Em 1938, Sawaya já havia registrado a ocorrência de glândulas (tanto mucosas quanto granulosas) e orifícios granulares distribuídos por toda a superfície corporal de um exemplar. Já em 2018, Jared e colaboradores puderam identificar a ocorrência de uma quantia abundante de glândulas na região da cabeça, cujas extensões seguiam até pequenos orifícios localizados nos ossos das regiões frontal, lateral e superior do crânio.

Imagem 2. Registro de Siphonops annulatus adulto sobre a terra (a); dentição da maxila (b) e da mandíbula (c); secção do crânio indicando as glândulas associadas à região bucal (d); e corte da maxila evidenciando os ductos de passagem da peçonha desde as glândulas até os dentes (e). Fonte: MAILHO-FONTANA (2020).

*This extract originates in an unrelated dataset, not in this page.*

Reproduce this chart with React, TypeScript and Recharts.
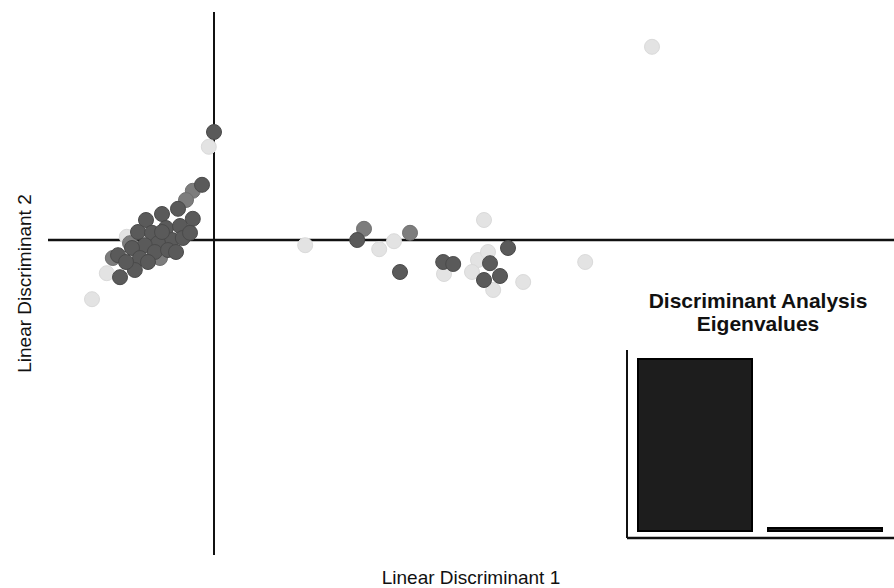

No entanto, a grande novidade científica veio a calhar em 2020, quando ao avaliarem a morfologia da S. annulatus, Mailho-Fontana e colaboradores encontraram evidências morfológicas de um sistema de peçonha (Imagem 2), caracterizado pela associação de glândulas de veneno aos dentes superiores e inferiores desses animais (Imagem 3). Os autores também verificaram a origem embriológica de tais glândulas, qual se mostrou semelhante à origem embriológica nas serpentes, de maneira que os autores sugerem que essa estrutura já estivesse presente desde o surgimento das cecílias na história evolutiva.

Imagem 3. Corte histológico do crânio de Siphonops annulatus com boca aberta sinalizando os dentes (T1 e T2) associados às glândulas de veneno (simbolizadas em *);as setas indicam os ductos de veneno que vão até a base dos dentes, enquanto as setas incompletas indicam as cavidades nas quais os dentes são alojados quando a boca está fechada; as glândulas mucosas (M) são encontradas no tecido epitelial mais externo. Fonte: MAILHO-FONTANA (2020).


A presença de peçonhas nesses animais pode ser um item a mais sobre sua história natural. Uma vez que se alimentam abocanhando suas presas e as pressionando contra o solo, a inoculação de toxinas deve auxiliar na imobilização das mesmas.


O hábito fossorial desses animais dificulta o conhecimento acerca dos mesmos, por isso, embora essa descoberta de Mailho-Fontana e colaboradores (2020) pareça ser simples, é na verdade um ganho gigante para a herpetologia, que segue com lacunas do conhecimento científico sendo preenchidas! Incrível, não é mesmo?!


REFERÊNCIAS


BENEDITO, E. Biologia e Ecologia dos vertebrados. 1. ed. Rio de Janeiro: Roca, 2018. 244 p.


FROST, D. R. Amphibian Species of the World: an Online Reference. Version 6.0 (08, mai. de 2022). American Museum of Natural History, New York, USA, 2021. Disponível em: http://research.amnh.org/herpetology/amphibia/index.html. Acesso em: 08 mai. 2022.


JARED, C. et al. Skin gland concentrations adapted to different evolutionary pressures in the head and posterior regions of the caecilian Siphonops annulatus. Scientific reports, v. 8, n. 1, p. 1-7, 2018.


MACIEL, A. O.; HOOGMOED, M. S. Taxonomy and distribution of caecilian amphibians (Gymnophiona) of Brazilian Amazonia, with a key to their identification. Zootaxa, v. 2984, n. 1, p. 1-53, 2011.


MAILHO-FONTANA, P. L. et al. Morphological evidence for an oral venom system in caecilian amphibians. Science, v. 23, n. 7, p. 1-7, 2020.


SAWAYA, A. Sobre as glândulas cutâneas de Siphonops annulatus (Mikan). Boletins da Faculdade de Philosophia, Sciencias e Letras, Universidade de São Paulo. Zoologia, v. 2, n. 2, p. 269-279, 1938.


VITT, L. J.; CALDWELL, J. P. Herpetology: An introdutory biology of amphibians and reptiles. 4 ed. Academic Press. 2014. 757 p.


WILKINSON, M. et al. One hundred million years of skin feeding? Extended parental care in a Neotropical caecilian (Amphibia: Gymnophiona). Biology Letters, v. 4, n. 4, p. 358-361, 2008.